Seventh, the debt brake’s benchmark defeats the framework’s purpose. Just to recall, the budgetary limitation is “satisfied if revenue from credits does not exceed 0.35 percent in relation to the nominal gross domestic product.” The nominal gross domestic product as currently understood reflects an aggregation of preferences and valuations expressed by today’s market participants through prices. Yet, it is no secret that the assignment of value dramatically changes over time as societies evolve. Pegging the debt brake’s benchmark to today’s prices inevitably imposes contemporary preferences and valuations upon future generations—how ironic for a measure that allegedly aims to secure the democratic self-governance of future generations.

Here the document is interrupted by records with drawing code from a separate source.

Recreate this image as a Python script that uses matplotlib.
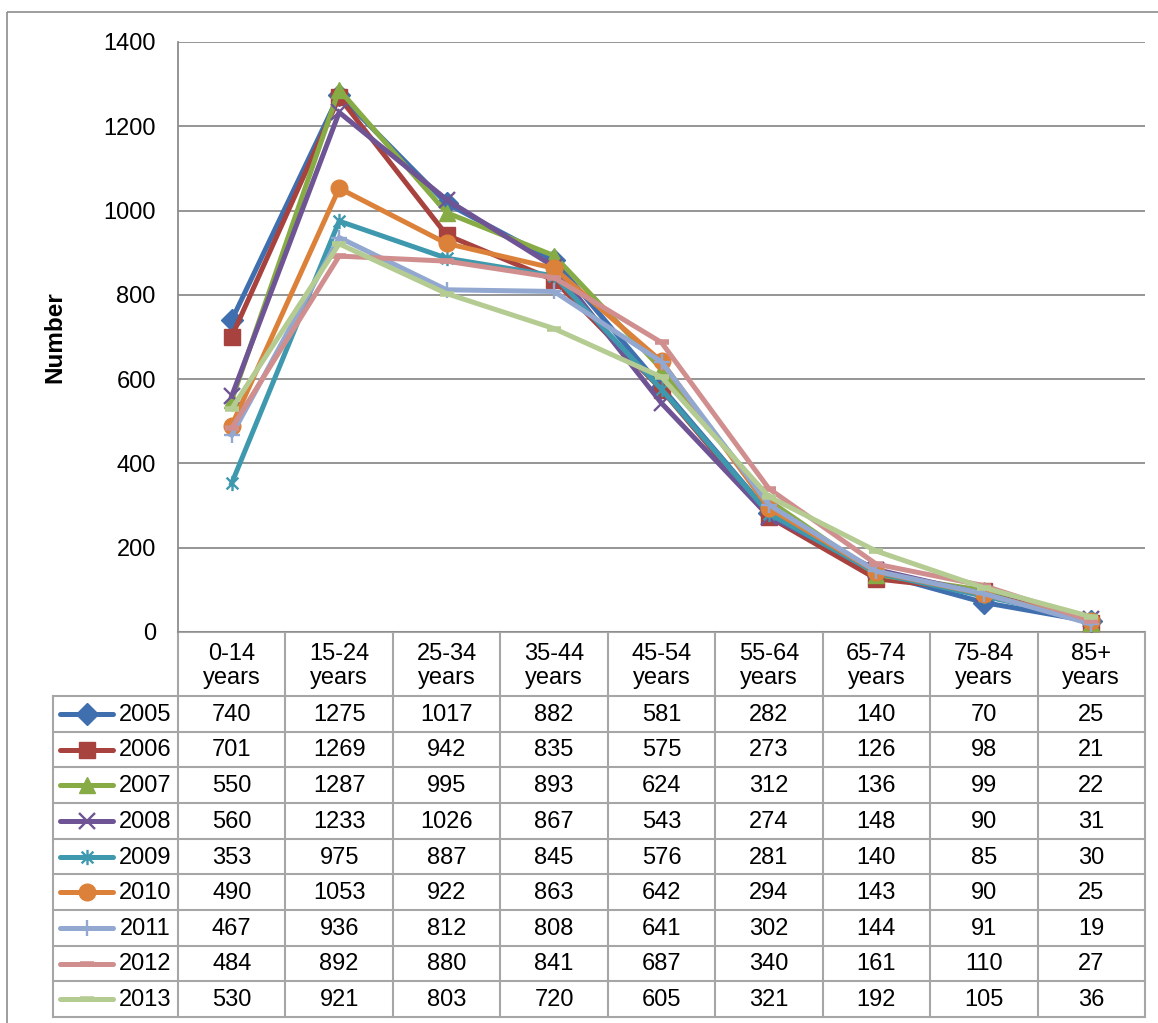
import numpy as np
import matplotlib
matplotlib.use("Agg")
import matplotlib.pyplot as plt
from matplotlib.path import Path
from matplotlib.patches import Rectangle

plt.rcParams['font.family'] = ['Liberation Sans', 'DejaVu Sans']

# age groups and counts per year
age_groups = ["0-14\nyears", "15-24\nyears", "25-34\nyears", "35-44\nyears", "45-54\nyears",
              "55-64\nyears", "65-74\nyears", "75-84\nyears", "85+\nyears"]
years = ["2005", "2006", "2007", "2008", "2009", "2010", "2011", "2012", "2013"]
counts = [
    [740, 1275, 1017, 882, 581, 282, 140, 70, 25],
    [701, 1269, 942, 835, 575, 273, 126, 98, 21],
    [550, 1287, 995, 893, 624, 312, 136, 99, 22],
    [560, 1233, 1026, 867, 543, 274, 148, 90, 31],
    [353, 975, 887, 845, 576, 281, 140, 85, 30],
    [490, 1053, 922, 863, 642, 294, 143, 90, 25],
    [467, 936, 812, 808, 641, 302, 144, 91, 19],
    [484, 892, 880, 841, 687, 340, 161, 110, 27],
    [530, 921, 803, 720, 605, 321, 192, 105, 36],
]
y_ticks = [0, 200, 400, 600, 800, 1000, 1200, 1400]

colors = ['#3F6FAE', '#A8423F', '#87AB45', '#6E5494', '#3E99AE',
          '#DC8139', '#92A8D0', '#D08F8E', '#B4CB92']

# asterisk marker: x with a vertical stroke
star = Path([(-1, -1), (1, 1), (-1, 1), (1, -1), (0, -1.3), (0, 1.3)],
            [Path.MOVETO, Path.LINETO, Path.MOVETO, Path.LINETO, Path.MOVETO, Path.LINETO])
markers = [
    dict(marker='D', ms=11),
    dict(marker='s', ms=11),
    dict(marker='^', ms=12),
    dict(marker='x', ms=11, mew=1.7),
    dict(marker=star, ms=11, mew=1.7),
    dict(marker='o', ms=12),
    dict(marker='+', ms=12, mew=1.7),
    dict(marker='_', ms=10, mew=4),
    dict(marker='_', ms=10, mew=4),
]
line_w = 3.6

W, H = 1158, 1023
fig = plt.figure(figsize=(W / 100, H / 100), dpi=100)

# background axes in pixel units for the frame and the data table
bg = fig.add_axes([0, 0, 1, 1], zorder=0)
bg.set_xlim(0, W)
bg.set_ylim(H, 0)
bg.axis('off')

grey = '#8C8C8C'
tgrey = '#A6A6A6'
bg.add_patch(Rectangle((7, 12), W, H, fill=False, ec=grey, lw=1.2))

left, right, top, bottom = 178, 1145, 42, 632
ax = fig.add_axes([left / W, 1 - bottom / H, (right - left) / W, (bottom - top) / H], zorder=2)
ax.patch.set_alpha(0)

x = np.arange(len(age_groups))
for i, yr in enumerate(years):
    ax.plot(x, counts[i], color=colors[i], lw=line_w, mfc=colors[i], mec=colors[i],
            clip_on=False, solid_joinstyle='miter', label=yr, **markers[i])

ax.set_xlim(-0.5, len(age_groups) - 0.5)
ax.set_ylim(0, 1400)
ax.set_yticks(y_ticks)
ax.set_xticks([])
ax.tick_params(axis='y', length=0, pad=16, labelsize=17)
ax.yaxis.grid(True, color=grey, lw=1.3)
ax.set_axisbelow(True)
for s in ['top', 'right', 'bottom']:
    ax.spines[s].set_visible(False)
ax.spines['left'].set_color(grey)
ax.spines['left'].set_linewidth(1.3)

fig.text(55 / W, 1 - 337 / H, "Number", rotation=90, fontsize=17.5, fontweight='bold',
         ha='center', va='center')

# data table under the plot
col_w = (right - left) / len(age_groups)
col_edges = [left + col_w * k for k in range(len(age_groups) + 1)]
header_bottom = 696
row_h = (1017 - header_bottom) / len(years)
row_edges = [header_bottom + row_h * k for k in range(len(years) + 1)]
key_left = 53

bg.plot([left, right], [bottom, bottom], color=tgrey, lw=1.5)
for ye in row_edges:
    bg.plot([key_left, right], [ye, ye], color=tgrey, lw=1.5)
for k, xe in enumerate(col_edges):
    bg.plot([xe, xe], [bottom, row_edges[-1]], color=tgrey, lw=1.5)
bg.plot([key_left, key_left], [header_bottom, row_edges[-1]], color=tgrey, lw=1.5)

for j, lab in enumerate(age_groups):
    cx = (col_edges[j] + col_edges[j + 1]) / 2
    bg.text(cx, (bottom + header_bottom) / 2 + 2, lab, ha='center', va='center',
            fontsize=17, linespacing=1.15)

for i, yr in enumerate(years):
    cy = (row_edges[i] + row_edges[i + 1]) / 2
    bg.plot([60, 86.5, 113], [cy, cy, cy], color=colors[i], lw=line_w, mfc=colors[i],
            mec=colors[i], markevery=[1], solid_capstyle='round', **markers[i])
    bg.text(171, cy + 1, yr, ha='right', va='center', fontsize=17)
    for j, v in enumerate(counts[i]):
        cx = (col_edges[j] + col_edges[j + 1]) / 2
        bg.text(cx, cy + 1, str(v), ha='center', va='center', fontsize=17)

fig.savefig("out.png", dpi=100)
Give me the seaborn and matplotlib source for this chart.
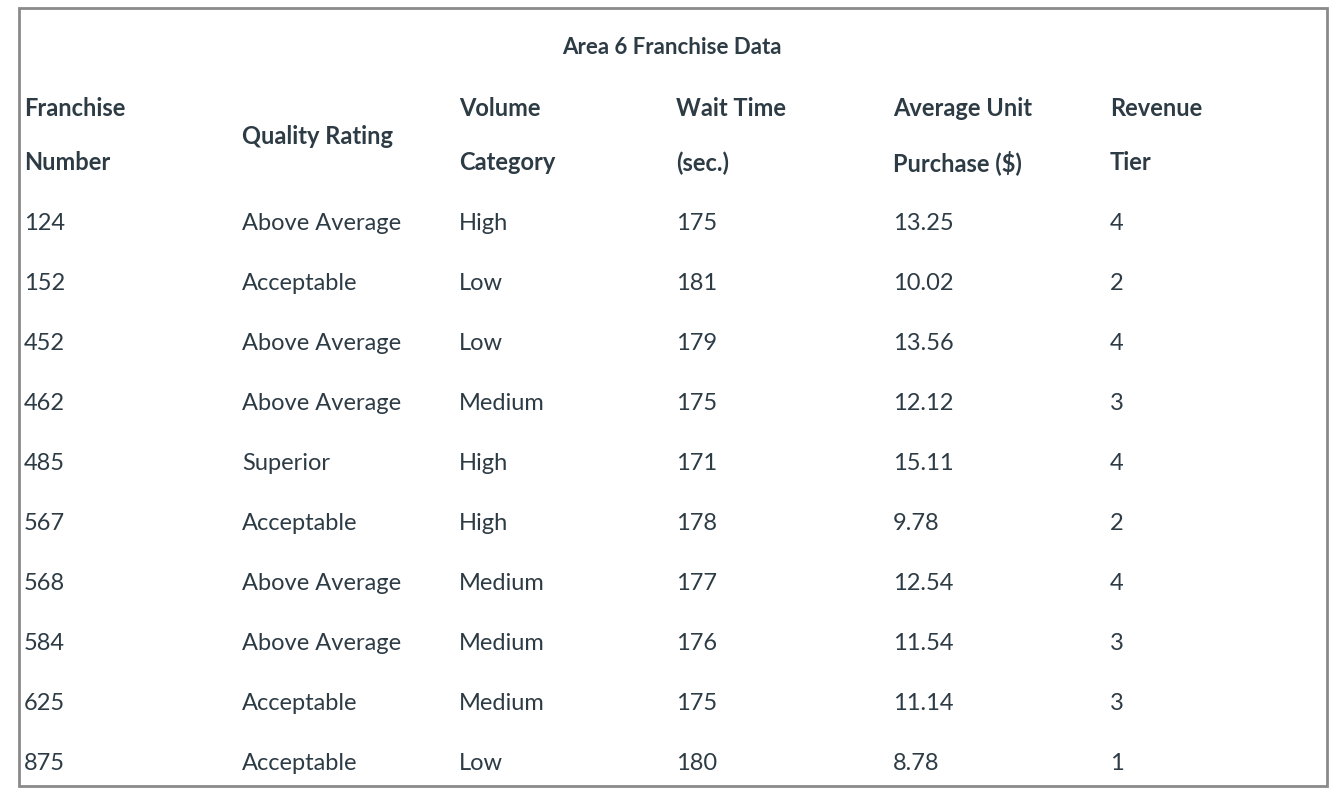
import matplotlib
matplotlib.use("Agg")
import matplotlib.pyplot as plt
import seaborn as sns
from matplotlib.patches import Rectangle

sns.set_theme(style="white", font="Lato")

title = "Area 6 Franchise Data"
headers = [("Franchise", "Number"), ("Quality Rating",), ("Volume", "Category"),
           ("Wait Time", "(sec.)"), ("Average Unit", "Purchase ($)"), ("Revenue", "Tier")]
franchise = ["124", "152", "452", "462", "485", "567", "568", "584", "625", "875"]
quality = ["Above Average", "Acceptable", "Above Average", "Above Average", "Superior",
           "Acceptable", "Above Average", "Above Average", "Acceptable", "Acceptable"]
volume = ["High", "Low", "Low", "Medium", "High", "High", "Medium", "Medium", "Medium", "Low"]
wait = ["175", "181", "179", "175", "171", "178", "177", "176", "175", "180"]
purchase = ["13.25", "10.02", "13.56", "12.12", "15.11", "9.78", "12.54", "11.54", "11.14", "8.78"]
tier = ["4", "2", "4", "3", "4", "2", "4", "3", "3", "1"]

cols = [franchise, quality, volume, wait, purchase, tier]
col_x = [24, 242, 459, 676, 893, 1110]
txt = "#2d3b45"
fs = 17

fig = plt.figure(figsize=(13.36, 7.99), dpi=100)
ax = fig.add_axes([0, 0, 1, 1])
ax.set_xlim(0, 1336)
ax.set_ylim(799, 0)
ax.axis("off")

ax.add_patch(Rectangle((19, 8), 1308, 778, fill=False, edgecolor="#8a8a8a", lw=2))
ax.text(672, 48, title, ha="center", va="center", fontsize=16, fontweight="bold", color=txt)

for x, h in zip(col_x, headers):
    if len(h) == 2:
        ax.text(x, 109, h[0], va="center", fontsize=fs, fontweight="bold", color=txt)
        ax.text(x, 163, h[1], va="center", fontsize=fs, fontweight="bold", color=txt)
    else:
        ax.text(x, 136, h[0], va="center", fontsize=fs, fontweight="bold", color=txt)

for x, col in zip(col_x, cols):
    for i, v in enumerate(col):
        ax.text(x, 223 + 60 * i, v, va="center", fontsize=fs, color=txt)

fig.savefig("out.png", dpi=100, facecolor="white")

On top of that, the debt brake imported all concerns about GDP as a measure of wellbeing into the constitution. I doubt that our descendants will necessarily agree with our current accounting of happiness, externalities, informal labor, and government production, for example.

So, what are the optimal debt and deficit levels? What are good investments, and what are bad ones? What expands the next generation’s opportunities, and what diminishes them? I don’t know, but the debt brake certainly does not provide answers to any of these questions. Public debt is neither good nor bad, neither moral nor immoral. It is a means of funding—an instrument of governance—to be judged by what it achieves.


SUGGESTED CITATION  Guggenberger, Nikolas: Brain-Dead Debt Brake: A Seven-Pronged Polemic, VerfBlog, 2022/4/04, https://verfassungsblog.de/brain-dead-debt-brake/, DOI: 10.17176/20220405-011320-0.

2 Comments

  1. Felix Mon 4 Apr 2022 at 18:48 - Reply

    What I don’t get is why such an article about a german matter on a german blog is written only in English. Especially given the fact that it is full of non-translated german words.

  2. Waltraud Schelkle Sat 9 Apr 2022 at 11:27 - Reply

    Thank you, this is the most insightful comment on public debt in general, and the economically absurd Schuldenbremse in particular, I’ve read in a long time. It should be a must-read for all parliamentarians in the Bundestag who voted for the Schuldenbremse. It may also be a good preparation for Members of the European Parliament, to have something to respond when the first hysterical newspaper articles come out, outraged about type-1 error investments financed by the new recovery fund. This will be the pretext to argue against all common fiscal responsibility: ‘we told you so’. The only argument one could add to your excellent comment is that, ironically, such measures of hard-wired prudence lead to shadow budgets, like the one for military spending now. So much for transparency and accountability.